_BRIEF_. Repeat the listing that follows, character for character, minus the pictures.

◆ ◆ ◆

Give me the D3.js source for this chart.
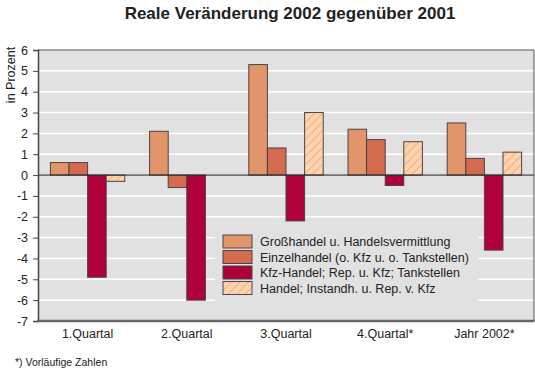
<!DOCTYPE html>
<html>
<head>
<meta charset="utf-8">
<script src="https://cdn.jsdelivr.net/npm/d3@7"></script>
<style>
  body { margin: 0; background: #fff; }
  svg { display: block; font-family: "Liberation Sans", Arial, Helvetica, sans-serif; }
</style>
</head>
<body>
<svg id="chart" width="535" height="372"></svg>
<script>
// Data
const categories = ['1.Quartal', '2.Quartal', '3.Quartal', '4.Quartal*', 'Jahr 2002*'];
const seriesNames = [
  'Großhandel u. Handelsvermittlung',
  'Einzelhandel (o. Kfz u. o. Tankstellen)',
  'Kfz-Handel; Rep. u. Kfz; Tankstellen',
  'Handel; Instandh. u. Rep. v. Kfz'
];
const grosshandel = [0.6, 2.1, 5.3, 2.2, 2.5];
const einzelhandel = [0.6, -0.6, 1.3, 1.7, 0.8];
const kfzHandel = [-4.9, -6.0, -2.2, -0.5, -3.6];
const instandhaltung = [-0.3, 0, 3.0, 1.6, 1.1];
const yTicks = [6, 5, 4, 3, 2, 1, 0, -1, -2, -3, -4, -5, -6, -7];

const seriesValues = [grosshandel, einzelhandel, kfzHandel, instandhaltung];
const fills = ['#e2956b', '#d46b4f', '#b0003a', 'url(#hatch)'];

const svg = d3.select('#chart');
const plotLeft = 38, plotRight = 534, plotTop = 50, plotBottom = 321;

// hatch pattern for the last series
const defs = svg.append('defs');
const pat = defs.append('pattern')
  .attr('id', 'hatch')
  .attr('patternUnits', 'userSpaceOnUse')
  .attr('width', 6).attr('height', 6)
  .attr('patternTransform', 'rotate(45)');
pat.append('rect').attr('width', 6).attr('height', 6).attr('fill', '#fdd2ac');
pat.append('line').attr('x1', 0).attr('y1', 0).attr('x2', 0).attr('y2', 6)
  .attr('stroke', '#e6a075').attr('stroke-width', 1.4);

const y = d3.scaleLinear().domain([-7, 6]).range([plotBottom, plotTop]);
const x0 = d3.scaleBand().domain(categories).range([plotLeft, plotRight])
  .paddingInner(0.25).paddingOuter(0.125);
const x1 = d3.scaleBand().domain(d3.range(seriesValues.length)).range([0, x0.bandwidth()]);

// title
svg.append('text')
  .attr('x', (plotLeft + plotRight) / 2 + 4).attr('y', 19)
  .attr('text-anchor', 'middle')
  .attr('font-size', 17).attr('font-weight', 'bold').attr('fill', '#222')
  .text('Reale Veränderung 2002 gegenüber 2001');

// plot background
svg.append('rect')
  .attr('x', plotLeft).attr('y', plotTop)
  .attr('width', plotRight - plotLeft).attr('height', plotBottom - plotTop)
  .attr('fill', '#e1e1e1');

// grid lines
svg.append('g')
  .selectAll('line')
  .data(yTicks.filter(d => d !== 0 && d !== -7 && d !== 6))
  .join('line')
  .attr('x1', plotLeft).attr('x2', plotRight)
  .attr('y1', d => y(d)).attr('y2', d => y(d))
  .attr('stroke', '#fff').attr('stroke-width', 1.5);

// legend background hides grid lines behind it
svg.append('rect')
  .attr('x', 215).attr('y', 228).attr('width', 263).attr('height', 76)
  .attr('fill', '#e1e1e1');

// bars
const groups = svg.append('g')
  .selectAll('g')
  .data(categories)
  .join('g')
  .attr('transform', d => `translate(${x0(d)},0)`);

groups.selectAll('rect')
  .data((d, i) => seriesValues.map((s, k) => ({ k, v: s[i] })).filter(e => e.v !== 0))
  .join('rect')
  .attr('x', d => x1(d.k))
  .attr('width', x1.bandwidth())
  .attr('y', d => y(Math.max(0, d.v)))
  .attr('height', d => Math.abs(y(d.v) - y(0)))
  .attr('fill', d => fills[d.k])
  .attr('stroke', '#4a4444').attr('stroke-width', 1);

// zero line
svg.append('line')
  .attr('x1', plotLeft).attr('x2', plotRight)
  .attr('y1', y(0)).attr('y2', y(0))
  .attr('stroke', '#222').attr('stroke-width', 1);

// frame
svg.append('path')
  .attr('d', `M${plotLeft},${plotTop}H${plotRight}V${plotBottom}`)
  .attr('fill', 'none').attr('stroke', '#555').attr('stroke-width', 1);

// y axis
const yAxis = svg.append('g')
  .attr('transform', `translate(${plotLeft},0)`)
  .call(d3.axisLeft(y).tickValues(yTicks).tickFormat(d => String(d)).tickSize(5).tickPadding(5));
yAxis.select('.domain').attr('stroke', '#444').attr('stroke-width', 1.5);
yAxis.selectAll('.tick line').attr('stroke', '#444');
yAxis.selectAll('.tick text').attr('font-size', 12.5).attr('fill', '#222')
  .attr('font-family', '"Liberation Sans", Arial, sans-serif');

// bottom axis line
svg.append('line')
  .attr('x1', plotLeft - 1).attr('x2', plotRight + 0.5)
  .attr('y1', plotBottom).attr('y2', plotBottom)
  .attr('stroke', '#666').attr('stroke-width', 2.5);

// x labels
svg.append('g')
  .selectAll('text')
  .data(categories)
  .join('text')
  .attr('x', d => x0(d) + x0.bandwidth() / 2)
  .attr('y', 338)
  .attr('text-anchor', 'middle')
  .attr('font-size', 12.5).attr('fill', '#222')
  .text(d => d);

// y axis title
svg.append('text')
  .attr('transform', 'translate(15,75) rotate(-90)')
  .attr('text-anchor', 'middle')
  .attr('font-size', 12.5).attr('fill', '#222')
  .text('in Prozent');

// legend
const legend = svg.append('g')
  .selectAll('g')
  .data(seriesNames)
  .join('g')
  .attr('transform', (d, i) => `translate(223,${235 + i * 15.5})`);

legend.append('rect')
  .attr('width', 29).attr('height', 13)
  .attr('fill', (d, i) => fills[i])
  .attr('stroke', '#4a4444').attr('stroke-width', 1);

legend.append('text')
  .attr('x', 37).attr('y', 11)
  .attr('font-size', 12.5).attr('fill', '#222')
  .text(d => d);

// footnote
svg.append('text')
  .attr('x', 15).attr('y', 366)
  .attr('font-size', 10.5).attr('fill', '#222')
  .text('*) Vorläufige Zahlen');
</script>
</body>
</html>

◆ ◆ ◆

_SOLUTION TO THIS TASK_.
Give me the D3.js source for this chart.
<!DOCTYPE html>
<html>
<head>
<meta charset="utf-8">
<script src="https://cdn.jsdelivr.net/npm/d3@7"></script>
<style>
  body { margin: 0; background: #fff; }
  svg { display: block; font-family: "Liberation Sans", Arial, Helvetica, sans-serif; }
</style>
</head>
<body>
<svg id="chart" width="535" height="372"></svg>
<script>
// Data
const categories = ['1.Quartal', '2.Quartal', '3.Quartal', '4.Quartal*', 'Jahr 2002*'];
const seriesNames = [
  'Großhandel u. Handelsvermittlung',
  'Einzelhandel (o. Kfz u. o. Tankstellen)',
  'Kfz-Handel; Rep. u. Kfz; Tankstellen',
  'Handel; Instandh. u. Rep. v. Kfz'
];
const grosshandel = [0.6, 2.1, 5.3, 2.2, 2.5];
const einzelhandel = [0.6, -0.6, 1.3, 1.7, 0.8];
const kfzHandel = [-4.9, -6.0, -2.2, -0.5, -3.6];
const instandhaltung = [-0.3, 0, 3.0, 1.6, 1.1];
const yTicks = [6, 5, 4, 3, 2, 1, 0, -1, -2, -3, -4, -5, -6, -7];

const seriesValues = [grosshandel, einzelhandel, kfzHandel, instandhaltung];
const fills = ['#e2956b', '#d46b4f', '#b0003a', 'url(#hatch)'];

const svg = d3.select('#chart');
const plotLeft = 38, plotRight = 534, plotTop = 50, plotBottom = 321;

// hatch pattern for the last series
const defs = svg.append('defs');
const pat = defs.append('pattern')
  .attr('id', 'hatch')
  .attr('patternUnits', 'userSpaceOnUse')
  .attr('width', 6).attr('height', 6)
  .attr('patternTransform', 'rotate(45)');
pat.append('rect').attr('width', 6).attr('height', 6).attr('fill', '#fdd2ac');
pat.append('line').attr('x1', 0).attr('y1', 0).attr('x2', 0).attr('y2', 6)
  .attr('stroke', '#e6a075').attr('stroke-width', 1.4);

const y = d3.scaleLinear().domain([-7, 6]).range([plotBottom, plotTop]);
const x0 = d3.scaleBand().domain(categories).range([plotLeft, plotRight])
  .paddingInner(0.25).paddingOuter(0.125);
const x1 = d3.scaleBand().domain(d3.range(seriesValues.length)).range([0, x0.bandwidth()]);

// title
svg.append('text')
  .attr('x', (plotLeft + plotRight) / 2 + 4).attr('y', 19)
  .attr('text-anchor', 'middle')
  .attr('font-size', 17).attr('font-weight', 'bold').attr('fill', '#222')
  .text('Reale Veränderung 2002 gegenüber 2001');

// plot background
svg.append('rect')
  .attr('x', plotLeft).attr('y', plotTop)
  .attr('width', plotRight - plotLeft).attr('height', plotBottom - plotTop)
  .attr('fill', '#e1e1e1');

// grid lines
svg.append('g')
  .selectAll('line')
  .data(yTicks.filter(d => d !== 0 && d !== -7 && d !== 6))
  .join('line')
  .attr('x1', plotLeft).attr('x2', plotRight)
  .attr('y1', d => y(d)).attr('y2', d => y(d))
  .attr('stroke', '#fff').attr('stroke-width', 1.5);

// legend background hides grid lines behind it
svg.append('rect')
  .attr('x', 215).attr('y', 228).attr('width', 263).attr('height', 76)
  .attr('fill', '#e1e1e1');

// bars
const groups = svg.append('g')
  .selectAll('g')
  .data(categories)
  .join('g')
  .attr('transform', d => `translate(${x0(d)},0)`);

groups.selectAll('rect')
  .data((d, i) => seriesValues.map((s, k) => ({ k, v: s[i] })).filter(e => e.v !== 0))
  .join('rect')
  .attr('x', d => x1(d.k))
  .attr('width', x1.bandwidth())
  .attr('y', d => y(Math.max(0, d.v)))
  .attr('height', d => Math.abs(y(d.v) - y(0)))
  .attr('fill', d => fills[d.k])
  .attr('stroke', '#4a4444').attr('stroke-width', 1);

// zero line
svg.append('line')
  .attr('x1', plotLeft).attr('x2', plotRight)
  .attr('y1', y(0)).attr('y2', y(0))
  .attr('stroke', '#222').attr('stroke-width', 1);

// frame
svg.append('path')
  .attr('d', `M${plotLeft},${plotTop}H${plotRight}V${plotBottom}`)
  .attr('fill', 'none').attr('stroke', '#555').attr('stroke-width', 1);

// y axis
const yAxis = svg.append('g')
  .attr('transform', `translate(${plotLeft},0)`)
  .call(d3.axisLeft(y).tickValues(yTicks).tickFormat(d => String(d)).tickSize(5).tickPadding(5));
yAxis.select('.domain').attr('stroke', '#444').attr('stroke-width', 1.5);
yAxis.selectAll('.tick line').attr('stroke', '#444');
yAxis.selectAll('.tick text').attr('font-size', 12.5).attr('fill', '#222')
  .attr('font-family', '"Liberation Sans", Arial, sans-serif');

// bottom axis line
svg.append('line')
  .attr('x1', plotLeft - 1).attr('x2', plotRight + 0.5)
  .attr('y1', plotBottom).attr('y2', plotBottom)
  .attr('stroke', '#666').attr('stroke-width', 2.5);

// x labels
svg.append('g')
  .selectAll('text')
  .data(categories)
  .join('text')
  .attr('x', d => x0(d) + x0.bandwidth() / 2)
  .attr('y', 338)
  .attr('text-anchor', 'middle')
  .attr('font-size', 12.5).attr('fill', '#222')
  .text(d => d);

// y axis title
svg.append('text')
  .attr('transform', 'translate(15,75) rotate(-90)')
  .attr('text-anchor', 'middle')
  .attr('font-size', 12.5).attr('fill', '#222')
  .text('in Prozent');

// legend
const legend = svg.append('g')
  .selectAll('g')
  .data(seriesNames)
  .join('g')
  .attr('transform', (d, i) => `translate(223,${235 + i * 15.5})`);

legend.append('rect')
  .attr('width', 29).attr('height', 13)
  .attr('fill', (d, i) => fills[i])
  .attr('stroke', '#4a4444').attr('stroke-width', 1);

legend.append('text')
  .attr('x', 37).attr('y', 11)
  .attr('font-size', 12.5).attr('fill', '#222')
  .text(d => d);

// footnote
svg.append('text')
  .attr('x', 15).attr('y', 366)
  .attr('font-size', 10.5).attr('fill', '#222')
  .text('*) Vorläufige Zahlen');
</script>
</body>
</html>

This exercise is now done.